● REQUIREMENTS
Reproduce the listing word for word. Skip any image.

● EXERCISE DATA

● ● ●

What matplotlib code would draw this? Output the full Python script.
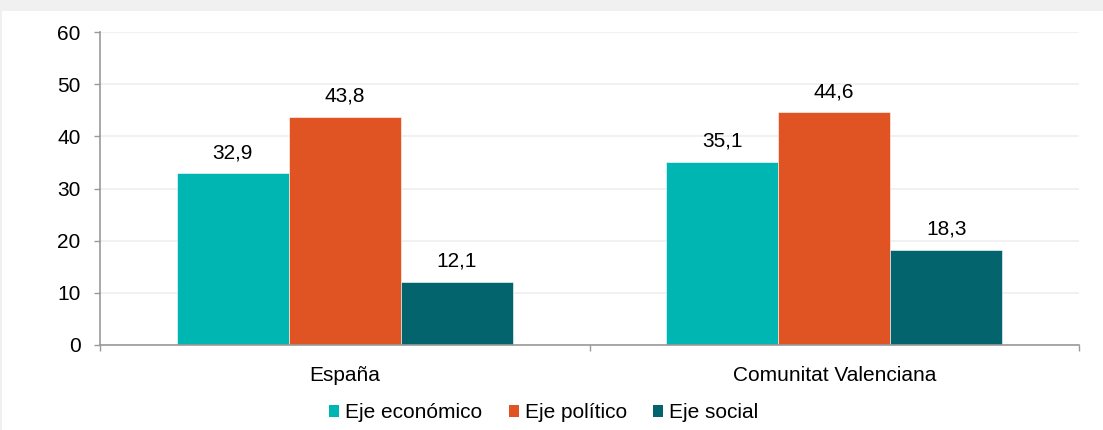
import numpy as np
import matplotlib.pyplot as plt
from matplotlib.patches import Patch, Rectangle

plt.rcParams['font.family'] = ['Liberation Sans', 'DejaVu Sans']

regions = ['España', 'Comunitat Valenciana']
series = ['Eje económico', 'Eje político', 'Eje social']
economico = [32.9, 35.1]
politico = [43.8, 44.6]
social = [12.1, 18.3]
colors = ['#00b6b2', '#e05423', '#03646e']

fig = plt.figure(figsize=(11.03, 4.30), dpi=100, facecolor='#f0f0f0')
fig.patches.append(Rectangle((2 / 1103, 0), 1, 1 - 11 / 430, transform=fig.transFigure,
                             facecolor='white', edgecolor='none', zorder=-10))
ax = fig.add_axes([100 / 1103, 1 - 345 / 430, (1079 - 100) / 1103, (345 - 32) / 430])
ax.set_facecolor('white')

x = np.arange(len(regions))
w = 0.229
for i, (vals, c) in enumerate(zip([economico, politico, social], colors)):
    bars = ax.bar(x + (i - 1) * w, vals, w, color=c, edgecolor='white', linewidth=0.4, zorder=3)
    for b, v in zip(bars, vals):
        ax.annotate(f'{v:.1f}'.replace('.', ','), (b.get_x() + b.get_width() / 2, v),
                    xytext=(0, 8), textcoords='offset points', ha='center', va='bottom',
                    fontsize=15, color='#000000')

ax.set_xlim(-0.5, 1.5)
ax.set_ylim(0, 60)
ax.set_yticks(range(0, 61, 10))
ax.set_xticks(x)
ax.set_xticklabels(regions)
ax.set_xticks([-0.5, 0.5, 1.5], minor=True)
ax.tick_params(axis='x', which='major', length=0, pad=15, labelsize=15)
ax.tick_params(axis='x', which='minor', length=4, width=1, color='#999999', direction='out')
ax.tick_params(axis='y', length=4, width=1, color='#999999', pad=10, labelsize=15)
ax.grid(axis='y', color='#efefef', linewidth=1.2, zorder=0)
for s in ['top', 'right']:
    ax.spines[s].set_visible(False)
for s in ['left', 'bottom']:
    ax.spines[s].set_color('#999999')
    ax.spines[s].set_linewidth(1.2)
    ax.spines[s].set_zorder(4)

handles = [Patch(facecolor=c, edgecolor='none') for c in colors]
fig.legend(handles, series, loc='center', bbox_to_anchor=(0.493, 1 - 413 / 430), ncol=3,
           frameon=False, fontsize=15, handlelength=0.48, handleheight=0.48,
           handletextpad=0.3, columnspacing=1.25)

fig.savefig('out.png', dpi=100, facecolor=fig.get_facecolor())
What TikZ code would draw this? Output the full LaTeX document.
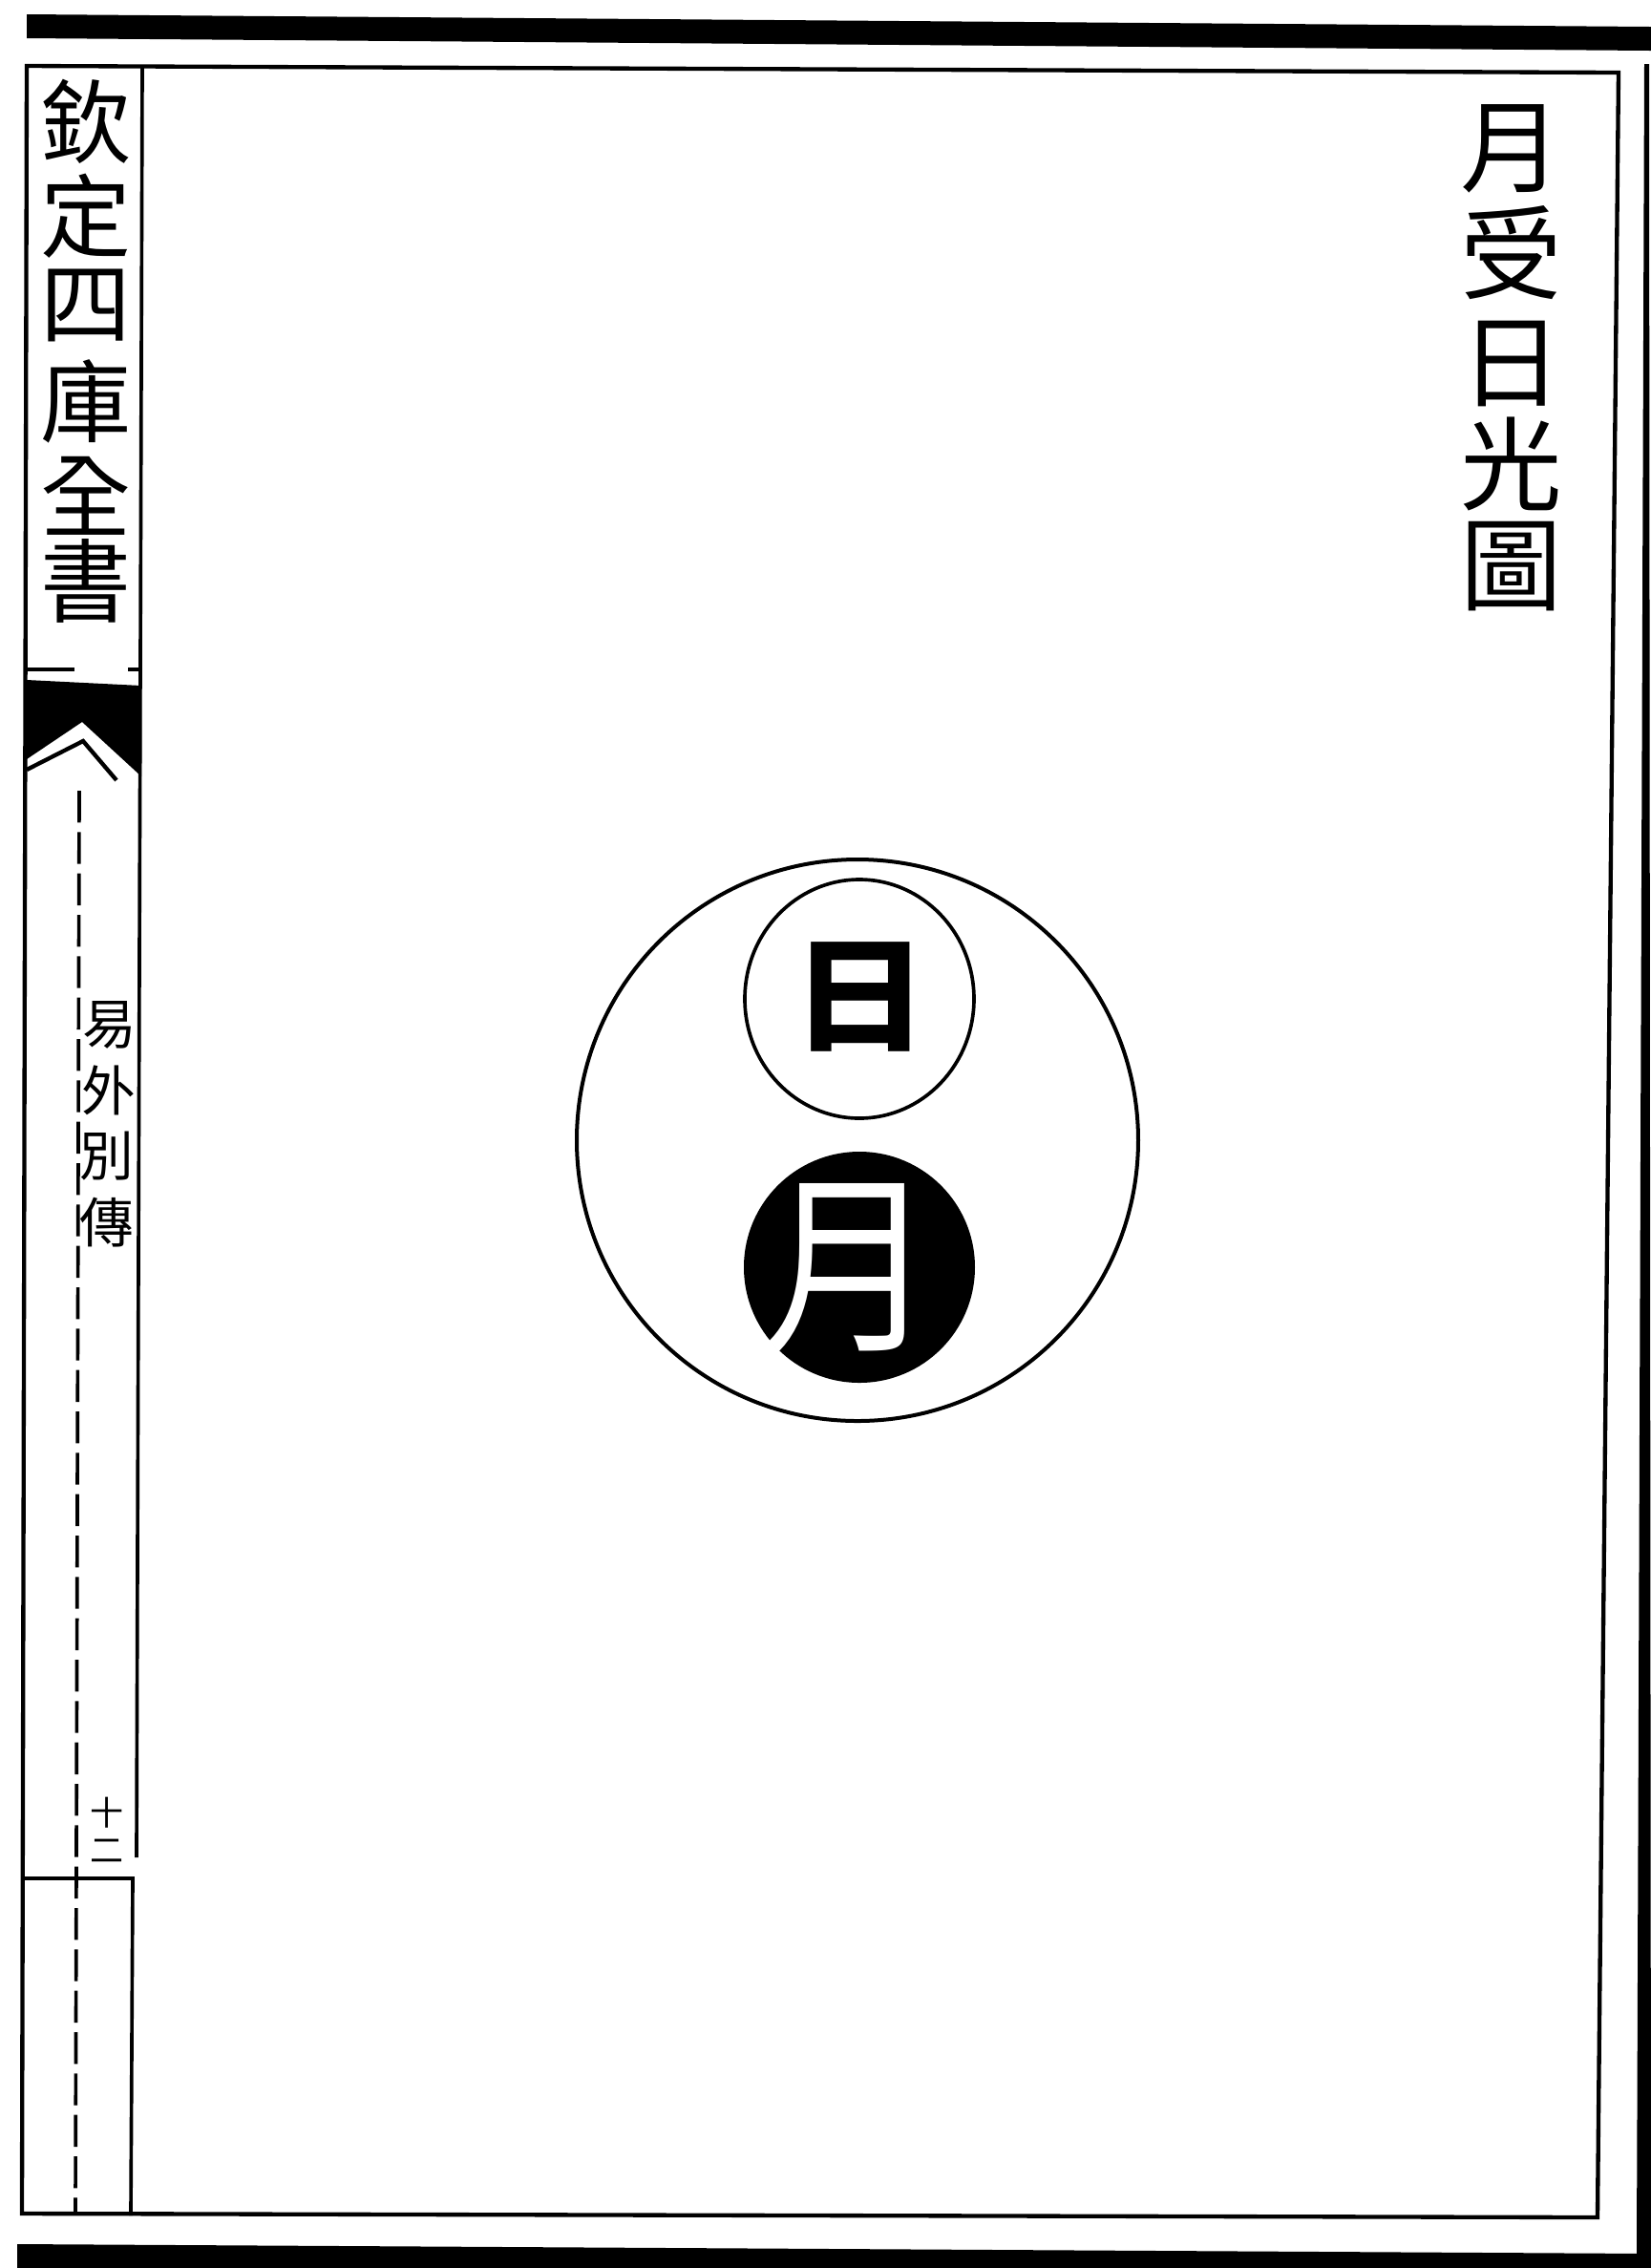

● ● ●

● TASK ANSWER
What matplotlib code would draw this? Output the full Python script.
import numpy as np
import matplotlib.pyplot as plt
from matplotlib.patches import Patch, Rectangle

plt.rcParams['font.family'] = ['Liberation Sans', 'DejaVu Sans']

regions = ['España', 'Comunitat Valenciana']
series = ['Eje económico', 'Eje político', 'Eje social']
economico = [32.9, 35.1]
politico = [43.8, 44.6]
social = [12.1, 18.3]
colors = ['#00b6b2', '#e05423', '#03646e']

fig = plt.figure(figsize=(11.03, 4.30), dpi=100, facecolor='#f0f0f0')
fig.patches.append(Rectangle((2 / 1103, 0), 1, 1 - 11 / 430, transform=fig.transFigure,
                             facecolor='white', edgecolor='none', zorder=-10))
ax = fig.add_axes([100 / 1103, 1 - 345 / 430, (1079 - 100) / 1103, (345 - 32) / 430])
ax.set_facecolor('white')

x = np.arange(len(regions))
w = 0.229
for i, (vals, c) in enumerate(zip([economico, politico, social], colors)):
    bars = ax.bar(x + (i - 1) * w, vals, w, color=c, edgecolor='white', linewidth=0.4, zorder=3)
    for b, v in zip(bars, vals):
        ax.annotate(f'{v:.1f}'.replace('.', ','), (b.get_x() + b.get_width() / 2, v),
                    xytext=(0, 8), textcoords='offset points', ha='center', va='bottom',
                    fontsize=15, color='#000000')

ax.set_xlim(-0.5, 1.5)
ax.set_ylim(0, 60)
ax.set_yticks(range(0, 61, 10))
ax.set_xticks(x)
ax.set_xticklabels(regions)
ax.set_xticks([-0.5, 0.5, 1.5], minor=True)
ax.tick_params(axis='x', which='major', length=0, pad=15, labelsize=15)
ax.tick_params(axis='x', which='minor', length=4, width=1, color='#999999', direction='out')
ax.tick_params(axis='y', length=4, width=1, color='#999999', pad=10, labelsize=15)
ax.grid(axis='y', color='#efefef', linewidth=1.2, zorder=0)
for s in ['top', 'right']:
    ax.spines[s].set_visible(False)
for s in ['left', 'bottom']:
    ax.spines[s].set_color('#999999')
    ax.spines[s].set_linewidth(1.2)
    ax.spines[s].set_zorder(4)

handles = [Patch(facecolor=c, edgecolor='none') for c in colors]
fig.legend(handles, series, loc='center', bbox_to_anchor=(0.493, 1 - 413 / 430), ncol=3,
           frameon=False, fontsize=15, handlelength=0.48, handleheight=0.48,
           handletextpad=0.3, columnspacing=1.25)

fig.savefig('out.png', dpi=100, facecolor=fig.get_facecolor())
What TikZ code would draw this? Output the full LaTeX document.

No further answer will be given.